Historically, I know the answer: because DOTA Allstars had it, because Defense of the Ancients had it, because Defense of the Ancients was a mod of a Blizzard RTS, and because those have it. But that's a terrible answer from a design perspective because Blizzard RTS's have it for a reason that doesn't really apply to this genre. Also, from a practical standpoint, historical precedent has a hard time making real progress: we get too hung up on what's already happened!
Blizzard RTS's have a mana-equivilent on specific units, who's abilities are massively battlefield altering. Specialist units like the Science Vessel (warning: the only Blizzard RTS I've played much of is Starcraft 1; my references are outdated), who you produce specifically to use those abilities. Those abilities are EXPENSIVE, because things like stopping time or poisoning a whole army ought to be, and that resource takes a while to recharge. So, if you need to poison things again, you either wait for the resource to recharge, which happens SLOOOOOOOWLY, especially when one considers that abilities like that often take up something absurd like half the damn mana bar, or you build another, which is expensive, and could go to things like your main effect forces. Tanks and planes and stuff. In short, the things that use mana in Blizzard RTS's aren't meant to be your main effect force. They're specialists. They set up for the main effect force to do their thing. That doesn't WORK in League, because quite frankly, the champions are the main effect force in a game of League, and designing a champion that's only supposed to use their abilities very sparingly, but to great effect, would create a boring champion. Sorry, doing stuff is fun. Doing stuff every four minutes or so, less fun.

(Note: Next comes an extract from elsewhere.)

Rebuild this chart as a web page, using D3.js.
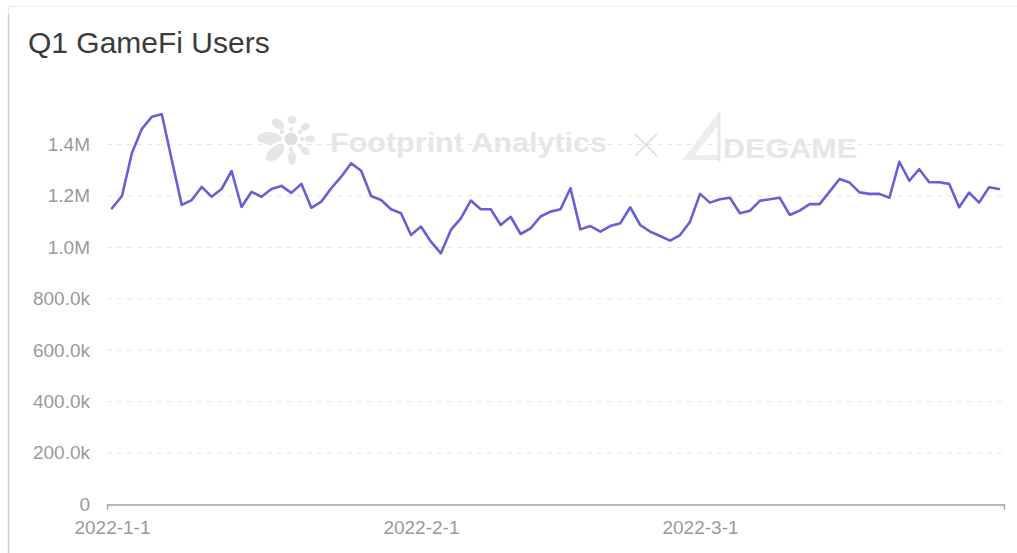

Hell, a lot of games that generally use mana use it for reasons that don't apply to League, or in situations that don't apply in league. Old school Final Fantasy esque RPGs use it because most of the challenge comes from attrition: gotta save the good stuff for the big bad. Problem is, in League, the big bad marched to the front line to shoot you in the face: attrition isn't a thing when you get to the big bad! Action RPGs like Diablo and Torchlight use it to limit ability spam, but use it in conjunction with the fact that mana restoration is cheap (like, cheap as in free in a lot of cases), plentiful, and FAST, and none of these things apply to a blue potion on the Rift.
It doesn't help that a lot of the times, mana stops really being an issue once laning phase is over, since by then, the mana pools are so much larger that using an ability is basically just a drop in the bucket as far as the pool is concerned, and a good half of the champs can get Athene's Unholy Grail without being derided as a troll. The only characters I can think of who have to worry about mana late game are Swain, Anivia, and Maokai, who have to sustain big togglable ults, and Kassadin and Kog'Maw, whose ults gets retarded expensive in a hurry if they chain it. Ryze has a mana scaling, but not really a mana PROBLEM: his abilities aren't dramatically more expensive than anyone else's. Karthus isn't in dire straits manawise either, given his W's passive.
What's more, with a tiny subset of exceptions (specifically, Renekton, Aatrox, Gnar, Tryndamere, Rumble, and Rengar), the resource decision feels entirely arbitrary. At best, you can make the case that the energy champs have an ideal combo that takes advantage of their situational energy regain, but I'm struggling to come up with a defense for mana. All it accomplishes from where I sit is it that it keeps certain persistent abilities from becoming completely oppressive, and it makes the early game passive, tedious, and boring, because no one wants to run out of mana trying something that might not result in a kill, because it's failure condition isn't 'eh, didn't work', it's 'crap, that didn't work and now I can't try again without either going back or waiting several minutes'.
I'm aware stripping mana out of the game entirely would require a lot of work at a lot of levels, and that if we just did a quick 'make abilities free' change, a lot of champs would get really crazy really fast, but for the most part, switching to a manaless default would be better for the game as a whole, for two reasons.
A : It's make the decision of 'how does a Champion pay for their abilities' a meaningful discussion in the design phase of a character, and a good place to decide a character's playstyle.
B : It'd make the start of the game way more active and fun, since with free abilities comes a more active, constant jockey for position, instead of a passive preparation phase.
Abilities should have a cost for a better reason than, 'My daddy had to pay to breathe, and his daddy had to pay to breathe, and by god, I don't want to breathe for free!', and given how much focus Champion design has put on characters' designs being cohesive, it's odd that the resource discussion never seems to last longer than a few seconds for most champs. Further, it seems weird that, for all the focus on interplayer interaction we hear about, the games default is to put a giant blue WALL around it at the start of the game.
Maybe I'm talking out of my ass, but I stand by the thesis that historical precedent is a terrible justification for anything, especially in preseason, when the chance to really shake things up is presenting itself, and people are JUMPING on it, so while we're in preseason, let's talk about some fundamentals, and discuss some potentially really basic questions.
TL;DR : Is there a better reason than historical precedent for mana to be the default thing? Is there a good alternative to mana being the default thing?